今作『レベル・リッジ』は、その『ブルー・リベンジ』の主人公の強い(海兵隊の指導員みたいな設定)版。今は一般市民として穏やかに暮らしたいと思っている主人公テリーですが、腐敗しきった田舎町の警察は、テリーが穏便にやり過ごそうとすればするほど調子に乗って、彼を追い込んでいきます。テリーは陰湿な嫌がらせに極限まで耐え、なんとか暴力以外の方法でトラブルを解決せんと奔走するのですが……。
監督の持ち味でもある硬質なルックで、「舐めてた奴が実は○○」というジャンルもののド定番が楽しめれば最高じゃんとか思っていたら、警察腐敗の経緯など社会派の側面もじっくり描かれている骨太な作品で驚きました。同時に閉鎖的な土地でなんとか自分たちの生活を守ろうとしている人たちに向けられる、どこか優しいまなざしも印象的で。
とはいえウェットなところは微塵もなく、独特の緩急はS・クレイグ・ザラーの『デンジャラス・プリズン 牢獄の処刑人あたりが近いんだけど、今作はそれよりはもうちょっとバイオレンス控えめ(ただしリアルさにこだわったアクションは超かっこいい)なので、気になる人はどうぞ観てみてください。刺さる人にはドンピシャで刺さると思います。
ウルフズ(配信のみ/Apple TV+)
重大事件を隠蔽する裏社会のもみ消し屋=フィクサーのジャックは、ある男を始末する依頼を受ける。早速現場へ足を運んだものの、そこへもう1人のフィクサーであるニックが現れ、なぜか同じ依頼を受けていたことが判明。
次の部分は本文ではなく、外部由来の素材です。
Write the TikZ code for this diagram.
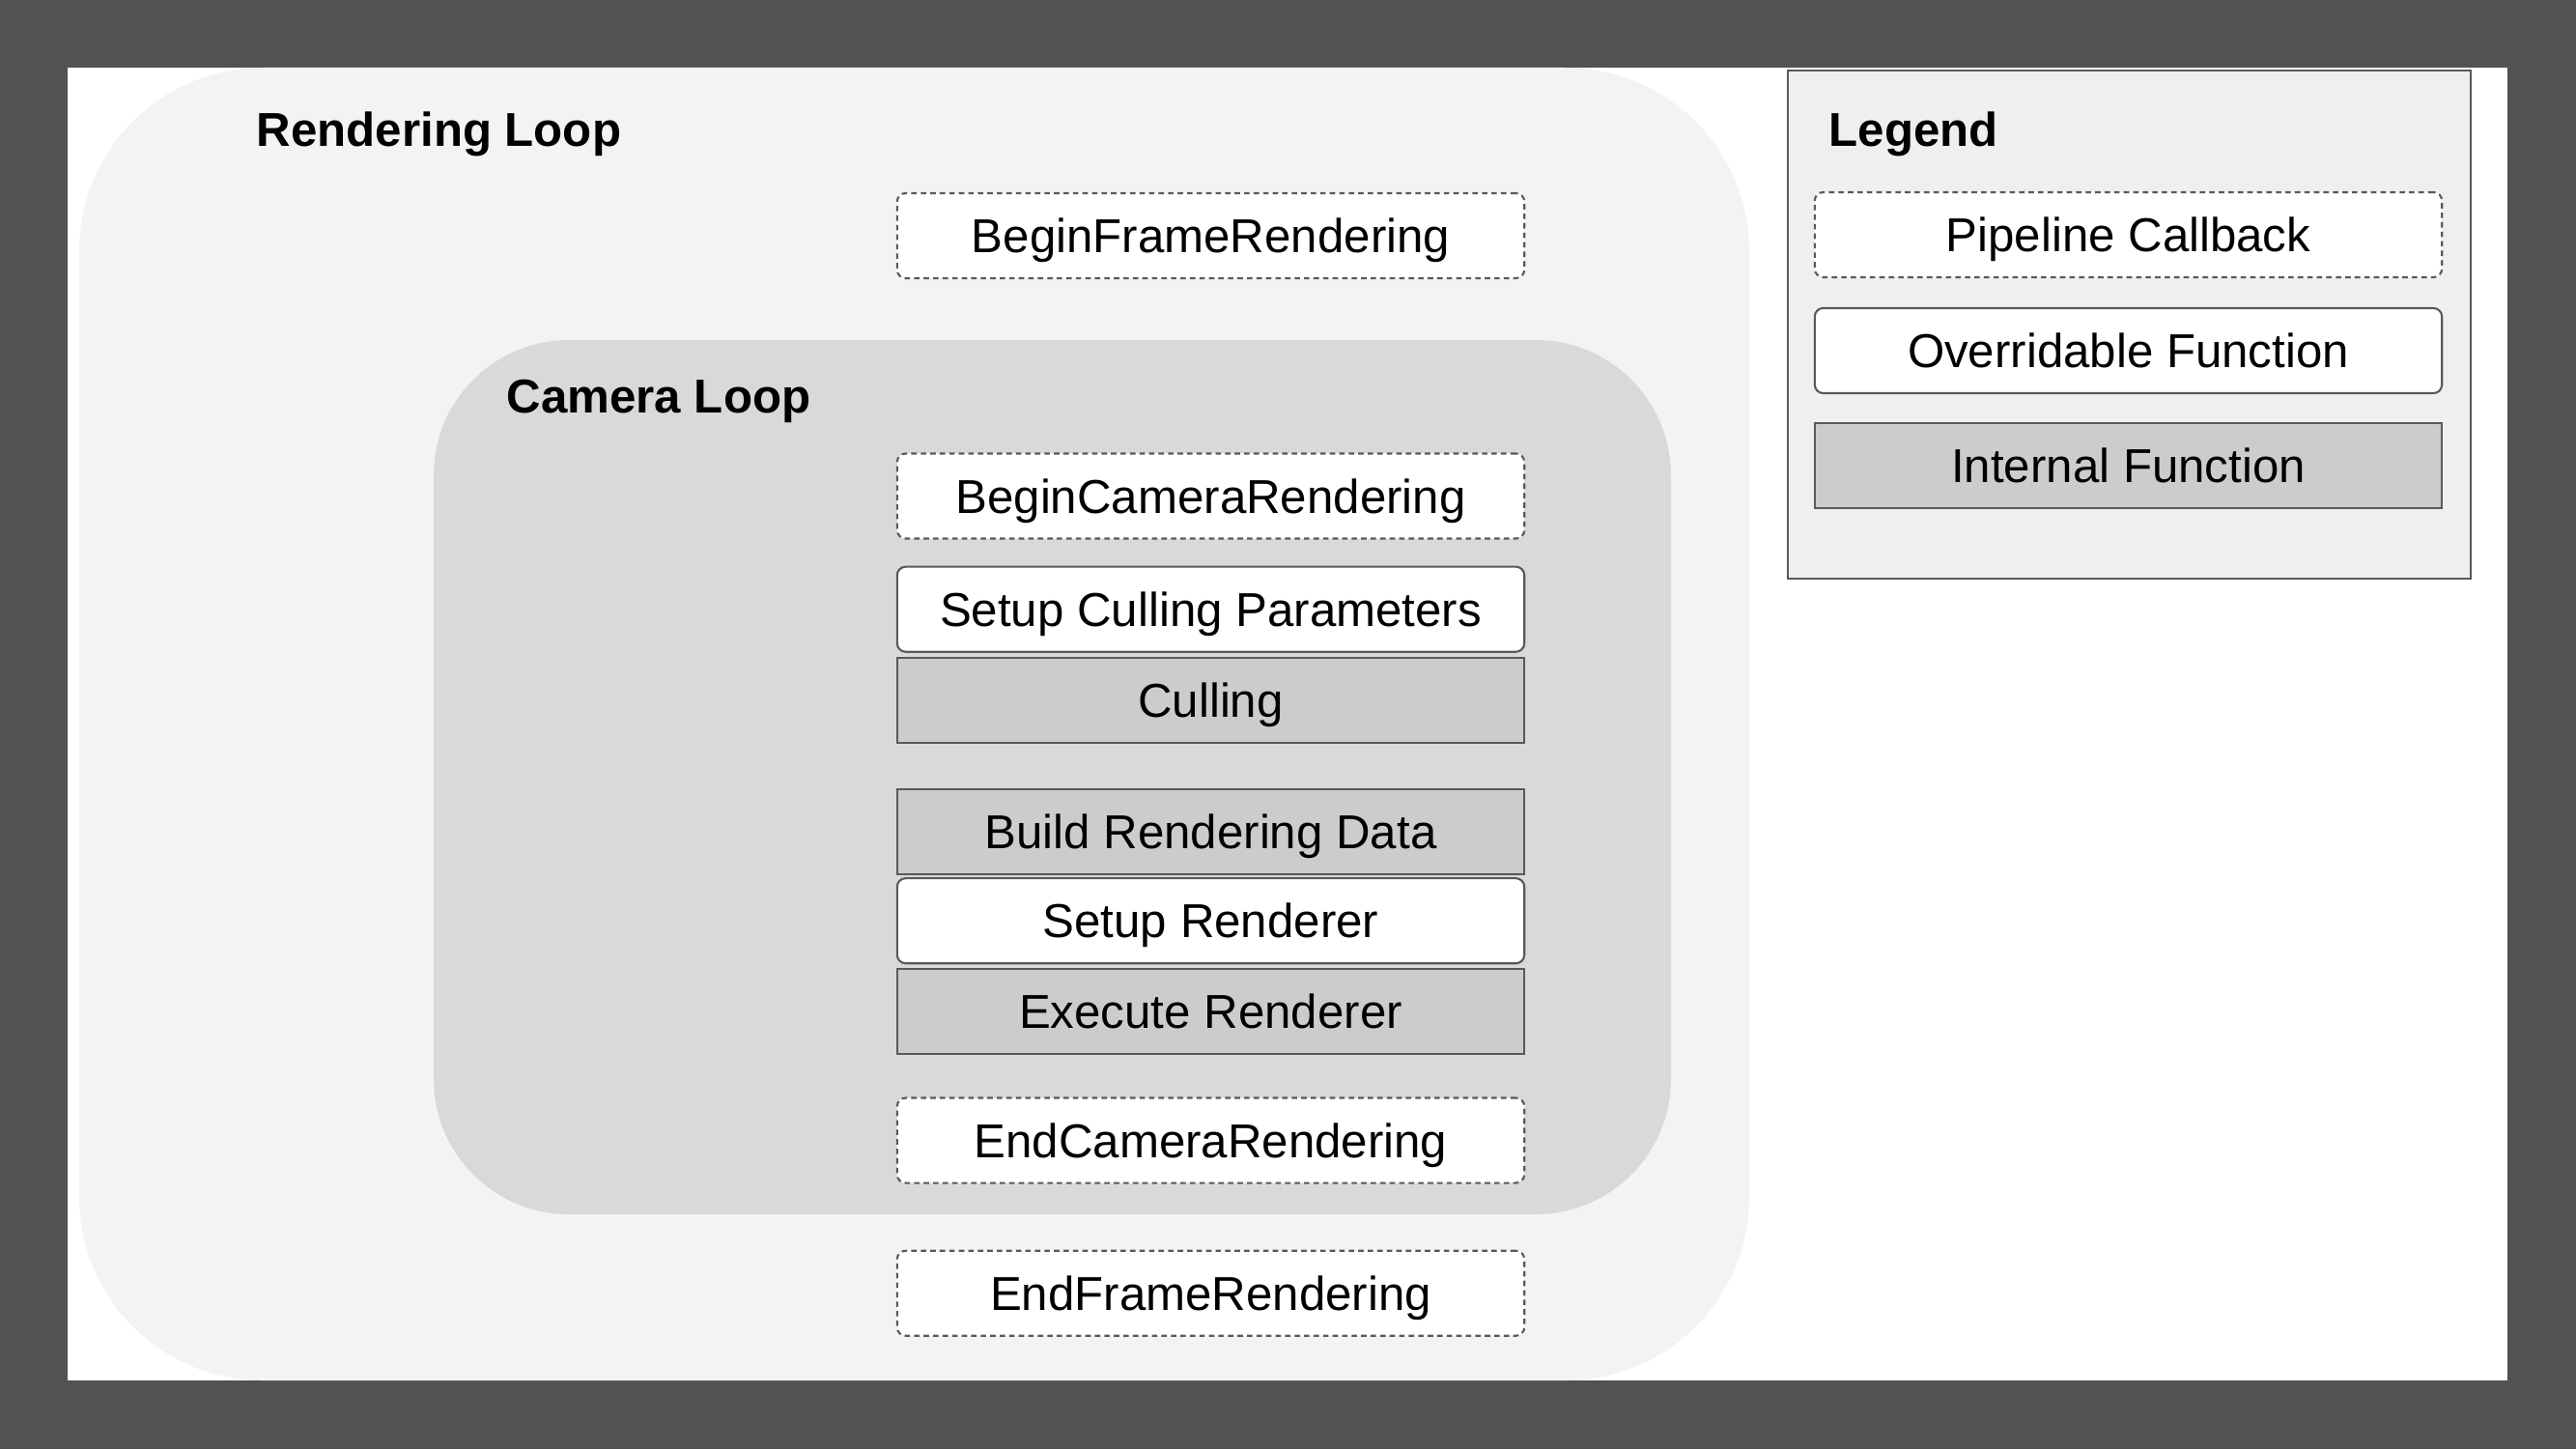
\documentclass[tikz,border=0pt]{standalone}
\usepackage{fontspec}
\setmainfont{Liberation Sans}
\usetikzlibrary{positioning}
\definecolor{framegray}{HTML}{525252}
\definecolor{rloopfill}{HTML}{F3F3F3}
\definecolor{cloopfill}{HTML}{D9D9D9}
\definecolor{intfill}{HTML}{CCCCCC}
\definecolor{legfill}{HTML}{EFEFEF}
\definecolor{edgegray}{HTML}{595959}
\tikzset{
  fnbox/.style={
    rectangle, draw=edgegray, line width=0.6pt, minimum width=6.49cm, minimum height=0.88cm,
    inner sep=0pt, text height=10pt, text depth=0pt, align=center, font=\fontsize{14}{16}\selectfont
  },
  callback/.style={fnbox, fill=white, rounded corners=2.5pt, dash pattern=on 1.6pt off 1.2pt},
  overridable/.style={fnbox, fill=white, rounded corners=2.5pt},
  internal/.style={fnbox, fill=intfill},
  looptitle/.style={anchor=west, inner sep=0pt, font=\fontsize{14}{16}\selectfont\bfseries}
}

\begin{document}
\begin{tikzpicture}[x=0.01cm, y=-0.01cm]
    \useasboundingbox (0,0) rectangle (2667,1500);
    
    % Frame and loops
    \fill[framegray] (0,0) rectangle (2667,1500);
    \fill[white] (70,70) rectangle (2596,1429);
    \fill[rloopfill, rounded corners=1.9cm] (82,70) rectangle (1811,1429);
    \fill[cloopfill, rounded corners=1.4cm] (449,352) rectangle (1730,1257);
    \node[looptitle] (rtitle) at (265,139) {Rendering Loop};
    \node[looptitle] (ctitle) at (524,415) {Camera Loop};
    
    % Pipeline steps
    \node[callback] (beginframe) at (1253.5,244) {BeginFrameRendering};
    \node[callback] (begincam) at (1253.5,513.5) {BeginCameraRendering};
    \node[overridable, below=0.27cm of begincam] (setupcull) {Setup Culling Parameters};
    \node[internal, below=0.04cm of setupcull] (culling) {Culling};
    \node[internal, below=0.46cm of culling] (builddata) {Build Rendering Data};
    \node[overridable, below=0.02cm of builddata] (setuprend) {Setup Renderer};
    \node[internal, below=0.035cm of setuprend] (execrend) {Execute Renderer};
    \node[callback, below=0.435cm of execrend] (endcam) {EndCameraRendering};
    \node[callback, below=0.68cm of endcam] (endframe) {EndFrameRendering};
    
    % Legend
    \draw[edgegray, line width=0.5pt, fill=legfill] (1851,73) rectangle (2558,599);
    \node[looptitle] (legtitle) at (1893,139) {Legend};
    \node[callback] (legcb) at (2203.5,243) {Pipeline Callback};
    \node[overridable] (legov) at (2203.5,363) {Overridable Function};
    \node[internal] (legint) at (2203.5,482) {Internal Function};
    
\end{tikzpicture}
\end{document}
これまで一匹狼として暗躍してきたジャックとニックは渋々ながらも2人で仕事に取り掛かるが、死んだと思われていたターゲットの男が生きており、逃げ出してしまう。慣れないタッグでターゲットを追ううちに、彼らは謎の組織の犯罪に巻き込まれていき……。
引用:映画.com
ブラピとジョージ・クルーニー、2大スターの粋な掛け合いを楽しむ、とにかくそのことに特化された内容です。
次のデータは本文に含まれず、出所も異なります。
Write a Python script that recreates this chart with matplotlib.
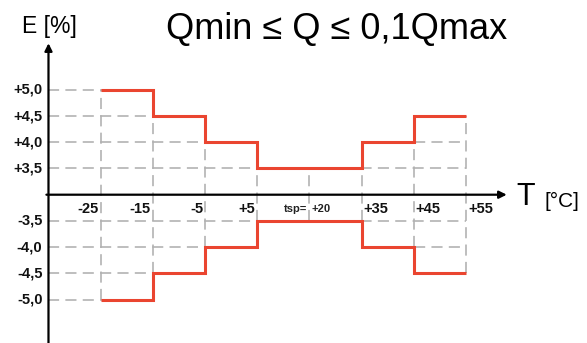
import numpy as np
import matplotlib
matplotlib.use("Agg")
import matplotlib.pyplot as plt
from matplotlib.transforms import offset_copy

plt.rcParams['font.family'] = ['Liberation Sans', 'DejaVu Sans']
plt.rcParams['lines.scale_dashes'] = False

# ---- data ----
temp_labels = ['-25', '-15', '-5', '+5', '+20', '+35', '+45', '+55']
upper_err = [5.0, 4.5, 4.0, 3.5, 3.5, 4.0, 4.5]      # between consecutive temperatures
lower_err = [-5.0, -4.5, -4.0, -3.5, -3.5, -4.0, -4.5]
err_levels = [5.0, 4.5, 4.0, 3.5, -3.5, -4.0, -4.5, -5.0]
err_labels = ['+5,0', '+4,5', '+4,0', '+3,5', '-3,5', '-4,0', '-4,5', '-5,0']
title = 'Qmin \u2264 Q \u2264 0,1Qmax'

RED = '#ea4530'
GREY = '#b0b0b0'

fig = plt.figure(figsize=(5.87, 3.43), dpi=100)
ax = fig.add_axes([0, 0, 1, 1])
ax.set_axis_off()

# broken-like y scale: 0..3.5 compressed to one step, 0.5 per step above
xp = [-10, -3.5, 0, 3.5, 10]
fp = [-14, -1, 0, 1, 14]
fwd = lambda v: np.interp(v, xp, fp)
inv = lambda v: np.interp(v, fp, xp)
ax.set_yscale('function', functions=(fwd, inv))

edges = np.arange(len(temp_labels))
ax.set_xlim(-1.929, 9.318)
ax.set_ylim(inv(-5.66), inv(7.431))

x_axis = -1.0
upper = np.array(upper_err)
lower = np.array(lower_err)

dash = (0, (8.0, 4.5))
# horizontal dashed guide lines
for lev in err_levels:
    if lev > 0:
        mask = np.concatenate([[True], upper >= lev])
    else:
        mask = np.concatenate([[True], lower <= lev])
    starts = np.concatenate([[x_axis], edges[:-1].astype(float)])
    ends = edges.astype(float)
    i = 0
    n = len(mask)
    while i < n:
        if mask[i]:
            j = i
            while j + 1 < n and mask[j + 1]:
                j += 1
            ax.plot([starts[i], ends[j]], [lev, lev], color=GREY, lw=1.15,
                    linestyle=dash, zorder=1)
            i = j + 1
        else:
            i += 1

# vertical dashed guide lines
for k in edges:
    adj_u = [upper[m] for m in (k - 1, k) if 0 <= m < len(upper)]
    adj_l = [lower[m] for m in (k - 1, k) if 0 <= m < len(lower)]
    ax.plot([k, k], [max(adj_l), min(adj_u)], color=GREY, lw=1.15,
            linestyle=dash, zorder=1)

# red step limits
ax.stairs(upper, edges, baseline=None, color=RED, lw=2.2, zorder=3)
ax.stairs(lower, edges, baseline=None, color=RED, lw=2.2, zorder=3)

# axes with arrows
ax.annotate('', xy=(7.78, 0), xytext=(-1.04, 0),
            arrowprops=dict(arrowstyle='-|>', lw=1.6, color='black',
                            mutation_scale=11, shrinkA=0, shrinkB=0), zorder=4)
ax.annotate('', xy=(x_axis, 5.89), xytext=(x_axis, -7.5),
            arrowprops=dict(arrowstyle='-|>', lw=1.6, color='black',
                            mutation_scale=11, shrinkA=0, shrinkB=0), zorder=4)

# y tick labels
tr_y = offset_copy(ax.transData, fig=fig, x=-6, y=0, units='dots')
for lev, lab in zip(err_levels, err_labels):
    ax.text(x_axis, lev, lab, transform=tr_y, ha='right', va='center',
            fontsize=10.5, fontweight='bold', color='#111111')

# x tick labels
tr_left = offset_copy(ax.transData, fig=fig, x=-2, y=-14, units='dots')
tr_right = offset_copy(ax.transData, fig=fig, x=2, y=-14, units='dots')
for k, lab in zip(edges, temp_labels):
    if k < 4:
        ax.text(k, 0, lab, transform=tr_left, ha='right', va='center',
                fontsize=10.5, fontweight='bold', color='#111111')
    elif k == 4:
        ax.text(k, 0, lab, transform=tr_right, ha='left', va='center',
                fontsize=8, fontweight='bold', color='#222222')
        ax.text(k, 0, 'tsp=', transform=tr_left, ha='right', va='center',
                fontsize=8, fontweight='bold', color='#222222')
    else:
        ax.text(k, 0, lab, transform=tr_right, ha='left', va='center',
                fontsize=10.5, fontweight='bold', color='#111111')

# titles / axis names
fig.text(337 / 587, 1 - 30 / 343, title, ha='center', va='center', fontsize=26)
fig.text(49 / 587, 1 - 27 / 343, 'E [%]', ha='center', va='center', fontsize=16.5)
fig.text(516 / 587, 1 - 205 / 343, 'T', ha='left', va='baseline', fontsize=22)
fig.text(545 / 587, 1 - 207 / 343, '[\u00b0C]', ha='left', va='baseline', fontsize=15)

fig.savefig('out.png', dpi=100)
この二人が主演で、現場で鉢合わせた殺し屋という役どころと聞くと、ひたすらハードボイルドでおしゃれなのかと思いきや、俺はモテるマウントとか中年あるあるネタ(老眼とか腰痛とか)で貶め合うとか、もうほんと小せえ小せえ。でもそんなことだって、大スターがやってると思うと急におもしろくなるんですね。女子は「やだかわいい」となるだろうし、男子は「お前らもか」と親近感が沸くわけです。
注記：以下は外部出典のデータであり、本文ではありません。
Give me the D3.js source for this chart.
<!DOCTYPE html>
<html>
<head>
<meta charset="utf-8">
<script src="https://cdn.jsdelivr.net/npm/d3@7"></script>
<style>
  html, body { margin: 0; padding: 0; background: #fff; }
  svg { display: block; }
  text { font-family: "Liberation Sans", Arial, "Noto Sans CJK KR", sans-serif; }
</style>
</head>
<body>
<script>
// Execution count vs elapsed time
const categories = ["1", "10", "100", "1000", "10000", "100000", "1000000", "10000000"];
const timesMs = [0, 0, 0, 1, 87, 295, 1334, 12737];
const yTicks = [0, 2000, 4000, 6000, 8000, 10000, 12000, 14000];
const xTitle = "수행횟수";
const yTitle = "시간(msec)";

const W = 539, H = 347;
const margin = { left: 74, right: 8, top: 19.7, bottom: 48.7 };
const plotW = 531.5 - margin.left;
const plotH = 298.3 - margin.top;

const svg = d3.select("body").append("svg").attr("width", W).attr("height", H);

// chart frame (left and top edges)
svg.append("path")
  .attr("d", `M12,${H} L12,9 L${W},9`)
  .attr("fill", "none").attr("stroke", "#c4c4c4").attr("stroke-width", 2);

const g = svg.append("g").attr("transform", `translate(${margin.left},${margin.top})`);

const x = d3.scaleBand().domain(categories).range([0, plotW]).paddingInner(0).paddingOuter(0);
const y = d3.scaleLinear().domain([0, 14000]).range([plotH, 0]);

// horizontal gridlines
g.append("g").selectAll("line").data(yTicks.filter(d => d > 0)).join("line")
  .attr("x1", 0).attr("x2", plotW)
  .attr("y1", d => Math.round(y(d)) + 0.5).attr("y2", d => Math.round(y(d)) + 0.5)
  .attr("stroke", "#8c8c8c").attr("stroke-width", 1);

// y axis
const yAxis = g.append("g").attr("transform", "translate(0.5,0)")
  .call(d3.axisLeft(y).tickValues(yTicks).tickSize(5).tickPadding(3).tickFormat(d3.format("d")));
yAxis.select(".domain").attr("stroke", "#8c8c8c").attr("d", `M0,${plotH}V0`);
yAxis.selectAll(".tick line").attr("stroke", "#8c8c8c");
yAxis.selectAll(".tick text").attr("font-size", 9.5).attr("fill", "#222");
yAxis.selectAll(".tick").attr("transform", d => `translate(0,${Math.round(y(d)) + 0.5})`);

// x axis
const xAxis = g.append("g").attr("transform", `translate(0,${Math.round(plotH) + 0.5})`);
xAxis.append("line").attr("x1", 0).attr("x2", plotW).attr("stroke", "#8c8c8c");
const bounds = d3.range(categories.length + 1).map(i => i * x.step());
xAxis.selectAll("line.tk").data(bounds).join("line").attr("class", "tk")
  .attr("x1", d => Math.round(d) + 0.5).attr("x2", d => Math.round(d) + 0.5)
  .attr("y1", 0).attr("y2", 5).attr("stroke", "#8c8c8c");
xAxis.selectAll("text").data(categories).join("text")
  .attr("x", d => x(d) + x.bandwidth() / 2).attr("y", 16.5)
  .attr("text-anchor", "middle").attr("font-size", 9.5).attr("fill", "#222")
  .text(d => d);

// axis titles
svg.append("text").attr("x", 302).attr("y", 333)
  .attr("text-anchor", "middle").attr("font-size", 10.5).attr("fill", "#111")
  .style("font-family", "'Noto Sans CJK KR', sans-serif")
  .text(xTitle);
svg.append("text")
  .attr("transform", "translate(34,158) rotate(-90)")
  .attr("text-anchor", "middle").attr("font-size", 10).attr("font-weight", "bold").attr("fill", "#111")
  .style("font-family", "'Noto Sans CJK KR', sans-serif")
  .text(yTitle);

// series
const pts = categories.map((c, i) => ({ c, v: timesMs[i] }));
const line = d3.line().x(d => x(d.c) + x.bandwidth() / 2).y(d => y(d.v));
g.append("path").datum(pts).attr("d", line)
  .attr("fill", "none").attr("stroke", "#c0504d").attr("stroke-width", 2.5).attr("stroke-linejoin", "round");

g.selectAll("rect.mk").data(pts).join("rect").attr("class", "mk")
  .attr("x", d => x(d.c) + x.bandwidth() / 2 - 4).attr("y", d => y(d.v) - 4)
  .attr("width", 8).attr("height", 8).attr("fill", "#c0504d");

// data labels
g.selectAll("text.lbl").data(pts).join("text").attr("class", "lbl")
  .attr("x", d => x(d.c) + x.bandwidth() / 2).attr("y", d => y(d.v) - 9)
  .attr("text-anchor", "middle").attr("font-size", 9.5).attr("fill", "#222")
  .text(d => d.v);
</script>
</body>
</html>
アクションもの、クライムものとしてはやや弱く、ジョン・ワッツ監督だからと言って『コップ・カー』みたいなキレのよさを期待するとやや肩透かし。ただこれ、続編が決まったとのことで、たぶん最初からある程度そんな前提だったんでしょう。彼らのバックボーンとか、今回あまりに説明が少なかった部分は、これから徐々に明かされるんじゃないかと。それもあって今作では、ぶっちゃけ全編ほとんど中年二人のイチャイチャしかないのですが、逆に言えばそれだけで持ってしまうのだからやっぱりスターは凄いなと思いました。